| ============== |
| Build Engine |
| ============== |
| |
| This document currently only provides additional information on some aspects of |
| the build engine design. See the source code documentation comments for |
| information on the actual ``BuildEngine`` APIs. |
| |
| Order-only Dependencies |
| ======================= |
| |
| The build engine supports "order-only" dependencies (in the style of Ninja) |
| through a "must-follow" input request or barrier. Internally, this is treated |
| much the same as a normal input request, in that the task is responsible for |
| calling ``taskMustFollow()`` on the engine during its preparation phase. |
| |
| However, these input requests do not need to be scanned or persisted. This is |
| because the dependency is only relevant when the dependee is executing, and in |
| those cases the task will be responsible for dynamically supplying the |
| barrier. Thus, the implementation can piggy-back on the existing mechanisms for |
| ensuring input requests are available prior to executing the task, and simply |
| discard the order-only input request once satisfied. |
| |
| Parallelism |
| =========== |
| |
| There are two obvious approaches to introducing parallelism into the core build |
| engine. |
| |
| 1. The first approach (which is taken currently) changes the task definition so |
| that it gets a callback ``inputsAvailable()``, and adds a new task API on the |
| ``BuildEngine`` called ``taskIsComplete()`` which is allowed to be called |
| concurrently. |
| |
| When the task gets all of its inputs, then it is responsible for dispatching |
| its work in a parallel fashion and informing the engine when that is |
| complete.
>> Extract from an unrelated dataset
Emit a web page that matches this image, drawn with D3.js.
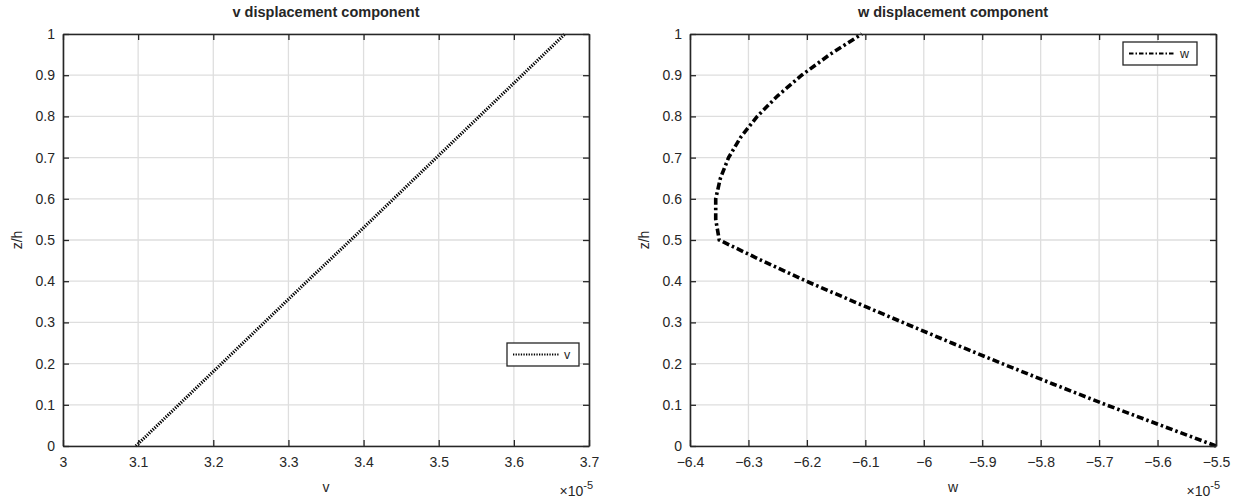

The engine tracks the task as pending completion until it received |
| that callback. |
| |
| This keeps the engine simple, as it doesn't really deal with concurrency at |
| all except for in specific cases that should be easy to reason about. It also |
| makes the engine separable from the specific concurrency model, which may |
| make it easier to plug in schedulers and the like (for example, it is |
| somewhat clear how a posix_spawn + ppoll/pselect concurrency model works in |
| this system). |
| |
| 2. The alternate approach is to change the engine so that it manages all of the |
| concurrency, changing the Task contract such that it stays synchronous but |
| can be called on any thread. |
| |
| This means that all clients of the engine get concurrency automatically, but |
| also more intimately ties the engine implementation to the concurrency model. |
| |
| |
| Dependency Scanning |
| =================== |
| |
| The engine is designed to scan dependencies concurrently with other build |
| work. This introduces a fair amount of complexity into the engine, but is |
| important because we want to ensure that the engine is able to dispatch any |
| identified tasks as soon they are found. |
| |
| Recursive Dependency Scanning |
| ----------------------------- |
| |
| The current design of the engine handles dependency scanning in the same manner |
| as other tasks, it associates a scan request with a rule and then enqueues the |
| actual scanning work so that it can proceed in parallel with other work. |
| |
| Currently, the dependency scanning processes each input for an individual rule |
| in sequence, and it suspends itself when it is waiting on an individual input to |
| complete. This is made more complex by the need to sometimes execute a task |
| before being able to determine that its downstream clients need to rerun (when |
| the result has not changed). To manage that, the engine tracks for each task |
| which other tasks are waiting for it to complete as well as which tasks are |
| waiting for it to be scanned. |
| |
| The current implementation is not yet capable of scanning multiple inputs for a |
| particular task concurrently, because when doing it is necessary to track |
| additional state about whether or not the input was *actually* requested by a |
| task or just a dependency present on a previous iteration. For example, consider |
| the case where a task depended upon **A** and **B** in the last build. If a |
| concurrent scan indicates the task should rerun because **B** has changed, it is |
| not necessarily true that **B** itself should rerun (because the task may no |
| longer request **B** as an input). The current implementation side-steps this |
| problem by scanning dependencies one at a time. |